Les créations folles de Laurent Craste

Par Thomas Ka

« L’objet décoratif est au cœur de ma pratique artistique. Ma recherche est centrée sur l’exploration conceptuelle des multiples strates de signification des objets décoratifs de collection, dans leurs dimensions sociologiques et historiques, mais également idéologiques et esthétiques. Cette approche s’incarne dans une réappropriation des archétypes historiques de la céramique. Mon travail de recherche considère l’objet comme un révélateur social, un “porteur de signe”1, et je me sers des archétypes historiques comme d’un matériau à part entière dans une démarche de questionnement du statut de l’objet de collection.

Ainsi, je puise à même le répertoire des modèles originaux des grandes manufactures européennes de porcelaine des XVIIIe et XIXe siècles2, et j’utilise ces modèles soit en les soumettant à une pratique de déconstruction et d’altération violente de leurs structures formelles, soit en détournant et en contaminant leurs motifs décoratifs traditionnels par un processus subversif de substitution du sujet. C’est dans cette approche de l’image et du décor que j’ai développé récemment une pratique interdisciplinaire dans laquelle objets et vidéo se combinent d’une façon tout à fait originale, en utilisant les modèles céramiques comme écrans de projection pour des motifs décoratifs animés.

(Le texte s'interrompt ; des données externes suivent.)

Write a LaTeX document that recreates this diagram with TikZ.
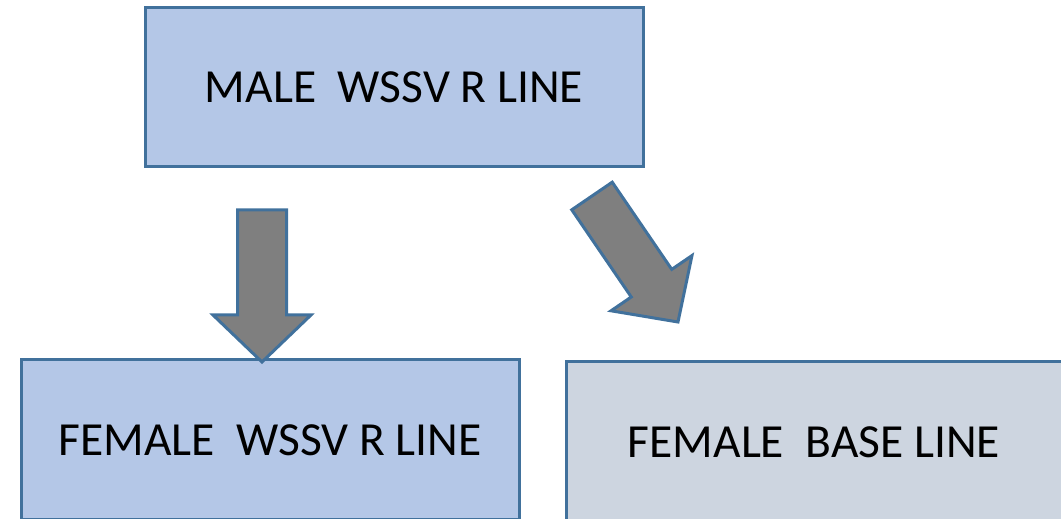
\documentclass[tikz,border=0pt]{standalone}
\usepackage{fontspec}
\setmainfont{Carlito}
\usetikzlibrary{calc}

\definecolor{boxline}{HTML}{41719C}
\definecolor{boxblue}{HTML}{B4C7E7}
\definecolor{boxgrey}{HTML}{CDD5E0}
\definecolor{arrowgrey}{HTML}{7F7F7F}

% block arrow from #1 to #2 (tip at #2)
\newcommand\fatarrow[2]{%
  \coordinate (#1-hb) at ($(#2)!47pt!(#1)$);
  \draw[fat]
    ($(#1)!24.5pt!90:(#2)$) -- ($(#1-hb)!24.5pt!90:(#2)$) --
    ($(#1-hb)!49pt!90:(#2)$) -- (#2) --
    ($(#1-hb)!49pt!-90:(#2)$) -- ($(#1-hb)!24.5pt!-90:(#2)$) --
    ($(#1)!24.5pt!-90:(#2)$) -- cycle;
}

\begin{document}
\begin{tikzpicture}[
        x=1pt, y=1pt,
        every node/.append style={draw=boxline, line width=3pt, inner sep=0pt,
            minimum width=498pt, minimum height=160pt,
            font=\fontsize{47.5}{56}\selectfont},
        fat/.style={draw=boxline, line width=3pt, fill=arrowgrey, line join=miter}
    ]
        \useasboundingbox (0,0) rectangle (1061,519);
        \clip (0,0) rectangle (1061,519);
        \node[fill=boxblue, minimum height=159pt] (M) at (394, 431.5) {MALE\ \ WSSV R LINE};
        \node[fill=boxblue] (FR) at (270, 79) {FEMALE\ \ WSSV R LINE};
        \node[fill=boxgrey, minimum width=496pt] (FB) at (814, 77) {FEMALE\ \ BASE LINE};
        \coordinate (a1) at (262, 309);
        \coordinate (a2) at (262, 157);
        \coordinate (b1) at (592, 323);
        \coordinate (b2) at (678, 197);
        \fatarrow{a1}{a2}
        \fatarrow{b1}{b2}
    \end{tikzpicture}
\end{document}
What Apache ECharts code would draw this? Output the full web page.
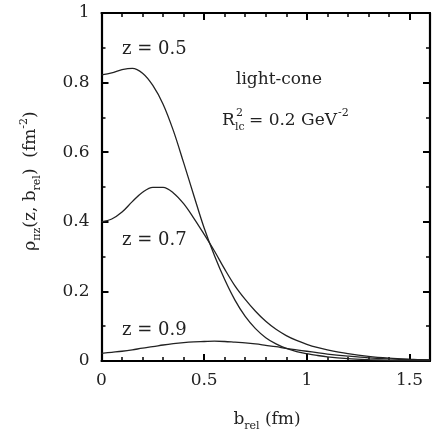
<!DOCTYPE html>
<html>
<head>
<meta charset="utf-8">
<script src="https://cdn.jsdelivr.net/npm/echarts@6/dist/echarts.min.js"></script>
<style>
html,body{margin:0;padding:0;background:#fff;}
#c{width:433px;height:436px;}
</style>
</head>
<body>
<div id="c"></div>
<script>
// b_rel (fm)
var bRel = [0,0.05,0.1,0.15,0.2,0.25,0.3,0.35,0.4,0.45,0.5,0.55,0.6,0.65,0.7,0.75,0.8,0.85,0.9,0.95,1.0,1.05,1.1,1.2,1.3,1.4,1.5,1.6];
// rho(z, b_rel) for z = 0.5, 0.7, 0.9 (fm^-2)
var rhoZ05 = [0.822,0.828,0.837,0.841,0.827,0.792,0.738,0.662,0.57,0.475,0.382,0.303,0.234,0.175,0.128,0.093,0.067,0.049,0.036,0.027,0.021,0.016,0.012,0.007,0.004,0.002,0.001,0.001];
var rhoZ07 = [0.40,0.408,0.428,0.458,0.485,0.499,0.499,0.483,0.452,0.41,0.364,0.316,0.264,0.216,0.177,0.143,0.114,0.091,0.073,0.059,0.048,0.039,0.032,0.021,0.013,0.008,0.005,0.003];
var rhoZ09 = [0.022,0.025,0.028,0.032,0.037,0.041,0.046,0.05,0.053,0.055,0.056,0.057,0.056,0.054,0.052,0.049,0.045,0.041,0.036,0.032,0.028,0.024,0.02,0.014,0.009,0.006,0.004,0.003];
var xTicks = ['0','0.5','1','1.5'];
var yTicks = ['0','0.2','0.4','0.6','0.8','1'];

function pairs(ys){ return bRel.map(function(b,i){ return [b, ys[i]]; }); }

var FONT = 'DejaVu Serif';
var chart = echarts.init(document.getElementById('c'), null, {renderer:'canvas'});

function xAx(pos, showLabel){
  return {
    type:'value', min:0, max:1.6, interval:0.5, position:pos,
    axisLine:{show:true, onZero:false, lineStyle:{color:'#000', width:2.2}},
    axisTick:{show:true, inside:true, length:7, lineStyle:{color:'#000', width:2}},
    minorTick:{show:true, splitNumber:5, length:4, lineStyle:{color:'#000', width:1.5}},
    splitLine:{show:false},
    axisLabel:{show:showLabel, margin:11, color:'#222', fontFamily:FONT, fontSize:17,
      formatter:function(v){ var s = String(Math.round(v*10)/10); return xTicks.indexOf(s) >= 0 ? s : ''; }}
  };
}
function yAx(pos, showLabel){
  return {
    type:'value', min:0, max:1, interval:0.2, position:pos,
    axisLine:{show:true, onZero:false, lineStyle:{color:'#000', width:2.2}},
    axisTick:{show:true, inside:true, length:7, lineStyle:{color:'#000', width:2}},
    minorTick:{show:true, splitNumber:2, length:4, lineStyle:{color:'#000', width:1.5}},
    splitLine:{show:false},
    axisLabel:{show:showLabel, margin:12, color:'#222', fontFamily:FONT, fontSize:17,
      formatter:function(v){ var s = String(Math.round(v*10)/10); return yTicks.indexOf(s) >= 0 ? s : ''; }}
  };
}

var lineStyle = {color:'#222', width:1.3};
function ser(ys){
  return {type:'line', data:pairs(ys), smooth:0.35, showSymbol:false, symbol:'none',
    lineStyle:lineStyle, xAxisIndex:0, yAxisIndex:0, animation:false};
}

function txt(x, y, text, size, extra){
  var st = {text:text, fontFamily:FONT, fontSize:size, fill:'#222', align:'left', verticalAlign:'middle'};
  if (extra) for (var k in extra) st[k] = extra[k];
  return {type:'text', x:x, y:y, style:st, silent:true};
}

chart.setOption({
  backgroundColor:'#fff',
  animation:false,
  grid:{left:101.5, right:2.4, top:13, bottom:75, containLabel:false},
  xAxis:[xAx('bottom', true), xAx('top', false)],
  yAxis:[yAx('left', true), yAx('right', false)],
  series:[ser(rhoZ05), ser(rhoZ07), ser(rhoZ09)],
  graphic:[
    txt(122, 49, 'z = 0.5', 18),
    txt(122, 240, 'z = 0.7', 18),
    txt(122, 330, 'z = 0.9', 18),
    txt(236, 80, 'light-cone', 17),
    txt(222, 121, 'R', 17),
    txt(236, 113, '2', 11),
    txt(235, 127, 'lc', 11),
    txt(249, 121, '= 0.2 GeV', 17),
    txt(338, 113, '-2', 11),
    {type:'text', x:267, y:420, silent:true, style:{
      text:'{a|b}{s|rel}{a| (fm)}', align:'center', verticalAlign:'middle', fill:'#222',
      rich:{a:{fontFamily:FONT, fontSize:17, lineHeight:24, verticalAlign:'middle'},
            s:{fontFamily:FONT, fontSize:11, lineHeight:14, verticalAlign:'bottom'}}}},
    {type:'text', x:31, y:181, rotation:Math.PI/2, silent:true, style:{
      text:'{a|ρ}{s|πz}{a|(z, b}{s|rel}{a|)  (fm}{p|-2}{a|)}', align:'center', verticalAlign:'middle', fill:'#222',
      rich:{a:{fontFamily:FONT, fontSize:17, lineHeight:24, verticalAlign:'middle'},
            s:{fontFamily:FONT, fontSize:11, lineHeight:14, verticalAlign:'bottom'},
            p:{fontFamily:FONT, fontSize:11, lineHeight:14, verticalAlign:'top'}}}}
  ]
});
</script>
</body>
</html>
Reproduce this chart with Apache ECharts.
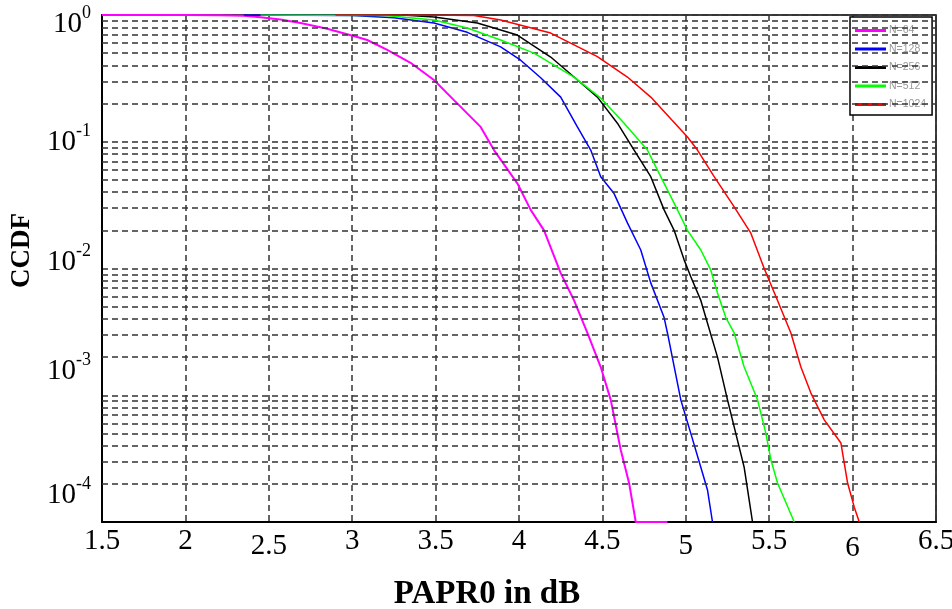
<!DOCTYPE html>
<html>
<head>
<meta charset="utf-8">
<script src="https://cdn.jsdelivr.net/npm/echarts@6/dist/echarts.min.js"></script>
<style>
html,body{margin:0;padding:0;background:#fff;}
#chart{width:952px;height:609px;}
</style>
</head>
<body>
<div id="chart"></div>
<script>
// ---- data (x = PAPR0 in dB, y = CCDF) ----
var seriesNames = ['N=64', 'N=128', 'N=256', 'N=512', 'N=1024'];

var n64 = [[1.5,1],[2.0,1],[2.2,0.995],[2.35,0.985],[2.45,0.96],[2.57,0.92],[2.69,0.865],[2.85,0.78],[3.03,0.67],[3.09,0.635],[3.21,0.53],[3.35,0.42],[3.49,0.307],[3.61,0.213],[3.77,0.131],[3.85,0.086],[3.99,0.047],[4.07,0.029],[4.15,0.020],[4.25,0.0092],[4.33,0.0056],[4.41,0.0031],[4.49,0.00167],[4.55,0.00092],[4.61,0.00037],[4.66,0.000203],[4.70,0.0001],[4.89,0.0001]];

var n128 = [[2.35,1],[3.0,0.99],[3.25,0.95],[3.49,0.865],[3.69,0.73],[3.89,0.56],[4.01,0.44],[4.13,0.32],[4.25,0.225],[4.35,0.131],[4.43,0.086],[4.49,0.053],[4.57,0.039],[4.65,0.0229],[4.73,0.014],[4.79,0.0077],[4.87,0.0041],[4.89,0.0031],[4.97,0.00092],[5.03,0.0005],[5.09,0.00027],[5.13,0.000179],[5.16,0.0001]];

var n256 = [[3.3,1],[3.49,0.964],[3.75,0.865],[3.99,0.695],[4.19,0.466],[4.33,0.324],[4.47,0.225],[4.59,0.14],[4.69,0.086],[4.79,0.053],[4.87,0.029],[4.93,0.020],[4.99,0.0117],[5.03,0.0086],[5.09,0.0056],[5.19,0.0020],[5.25,0.00092],[5.31,0.00044],[5.35,0.00027],[5.38,0.000149],[5.40,0.0001]];

var n512 = [[2.45,1],[3.2,0.99],[3.49,0.913],[3.69,0.79],[3.89,0.635],[4.09,0.50],[4.33,0.324],[4.49,0.221],[4.63,0.14],[4.77,0.086],[4.87,0.047],[4.95,0.029],[5.01,0.020],[5.09,0.014],[5.15,0.0097],[5.19,0.0064],[5.24,0.0041],[5.29,0.0031],[5.35,0.00167],[5.43,0.00092],[5.48,0.0005],[5.51,0.00031],[5.55,0.000203],[5.65,0.0001]];

var n1024 = [[2.9,1],[3.6,0.997],[3.73,0.99],[3.89,0.913],[4.19,0.72],[4.47,0.47],[4.65,0.324],[4.79,0.225],[5.01,0.109],[5.07,0.086],[5.17,0.053],[5.29,0.0306],[5.39,0.019],[5.47,0.01],[5.55,0.0056],[5.63,0.0031],[5.69,0.00167],[5.75,0.00104],[5.83,0.00064],[5.93,0.00042],[5.97,0.000203],[6.01,0.000131],[6.04,0.0001]];

var seriesColors = ['#ff00ff', '#0000ff', '#000000', '#00ff00', '#ff0000'];

// axis ranges / ticks
var xMin = 1.5, xMax = 6.5, xStep = 0.5;
var yMin = 1e-4, yMax = 1;
// minor grid multipliers inside each decade
var minorMult = [2, 3, 4, 5, 6, 7, 8, 9];
var minorDecades = [-4, -3, -2, -1];

// vertical offsets of tick labels as they sit in the reference
var yLabelShift = {'0': 9, '-1': 1, '-2': -6, '-3': -24, '-4': -27};
var xLabelShift = {'2.5': 5, '5': 5, '6': 7};

var serif = '"Liberation Serif", "Times New Roman", serif';
var dash = [6, 4];

// minor log gridlines as mark lines
var minorLines = [];
minorDecades.forEach(function (e) {
  minorMult.forEach(function (m) {
    minorLines.push({ yAxis: m * Math.pow(10, e) });
  });
});

// rich styles for y labels
var yRich = {};
Object.keys(yLabelShift).forEach(function (k, i) {
  var d = yLabelShift[k];
  var pad = d >= 0 ? [2 * d, 0, 0, 0] : [0, 0, -2 * d, 0];
  yRich['b' + i] = { fontFamily: serif, fontSize: 29, color: '#000', padding: pad };
  yRich['s' + i] = { fontFamily: serif, fontSize: 18, color: '#000', padding: [pad[0], 0, pad[2] + 22, 0] };
});
var yKeys = Object.keys(yLabelShift);

var xRich = { n: { fontFamily: serif, fontSize: 29, color: '#000' } };
Object.keys(xLabelShift).forEach(function (k, i) {
  xRich['d' + i] = { fontFamily: serif, fontSize: 29, color: '#000', padding: [xLabelShift[k], 0, 0, 0] };
});
var xKeys = Object.keys(xLabelShift);

var dataSets = [n64, n128, n256, n512, n1024];
var series = [{
  name: 'grid',
  type: 'line',
  data: [],
  silent: true,
  markLine: {
    silent: true,
    symbol: 'none',
    precision: 8,
    label: { show: false },
    lineStyle: { type: dash, color: '#333', width: 1.5 },
    animation: false,
    data: minorLines
  }
}];
dataSets.forEach(function (d, i) {
  series.push({
    name: seriesNames[i],
    type: 'line',
    data: d,
    showSymbol: false,
    symbol: 'none',
    lineStyle: { color: seriesColors[i], width: i === 0 ? 2 : 1.5 },
    itemStyle: { color: seriesColors[i] },
    z: 3 + i
  });
});

var chart = echarts.init(document.getElementById('chart'), null, { renderer: 'canvas' });
chart.setOption({
  animation: false,
  backgroundColor: '#fff',
  grid: {
    left: 102, right: 16, top: 15, bottom: 87,
    containLabel: false,
    outerBoundsMode: 'none',
    show: true, borderColor: '#000', borderWidth: 1.5, backgroundColor: '#fff'
  },
  legend: {
    data: seriesNames,
    orient: 'vertical',
    left: 850, top: 17,
    width: 82,
    icon: 'rect',
    itemWidth: 31, itemHeight: 3,
    itemGap: 7.5,
    padding: [8, 6, 5, 5],
    backgroundColor: '#fff',
    borderColor: '#000',
    borderWidth: 1.5,
    borderRadius: 0,
    textStyle: { fontFamily: '"Liberation Sans", Arial, sans-serif', fontSize: 10.5, color: '#999', padding: [0, 0, 0, -2] }
  },
  xAxis: {
    type: 'value',
    min: xMin, max: xMax, interval: xStep,
    name: 'PAPR0 in dB',
    nameLocation: 'middle',
    nameGap: 56,
    nameTextStyle: { fontFamily: serif, fontSize: 33, fontWeight: 'bold', color: '#000', padding: [0, 64, 0, 0] },
    axisLine: { show: true, onZero: false, lineStyle: { color: '#000', width: 2 } },
    axisTick: { show: false },
    axisLabel: {
      margin: 5,
      formatter: function (v) {
        var s = String(+v.toFixed(1));
        var idx = xKeys.indexOf(s);
        return idx >= 0 ? '{d' + idx + '|' + s + '}' : '{n|' + s + '}';
      },
      rich: xRich
    },
    splitLine: { show: true, lineStyle: { type: dash, color: '#333', width: 1.5 } }
  },
  yAxis: {
    type: 'log',
    logBase: 10,
    min: yMin, max: yMax,
    name: 'CCDF',
    nameLocation: 'middle',
    nameGap: 66,
    nameTextStyle: { fontFamily: serif, fontSize: 27, fontWeight: 'bold', color: '#000', padding: [0, 0, 0, 36] },
    axisLine: { show: true, lineStyle: { color: '#000', width: 2 } },
    axisTick: { show: false },
    axisLabel: {
      margin: 11,
      formatter: function (v) {
        var e = String(Math.round(Math.log10(v)));
        var i = yKeys.indexOf(e);
        return '{b' + i + '|10}{s' + i + '|' + e + '}';
      },
      rich: yRich
    },
    splitLine: { show: true, lineStyle: { type: dash, color: '#333', width: 1.5 } }
  },
  series: series
});
</script>
</body>
</html>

Ces corruptions, tant formelles qu’iconographiques, si elles remettent en question les valeurs historiques, sociales, politiques et esthétiques de l’objet décoratif, révèlent également un rapport personnel à l’objet aussi intense qu’ambigu. »

1 Moles, Abraham A. 1972. Théorie des objets.
2 La manufacture de Sèvres, ainsi que celle de Pierre Louis Dagoty, fournisseur de l’impératrice Joséphine et dépositaire du « bon goût » à l’époque impériale, retiennent particulièrement mon attention.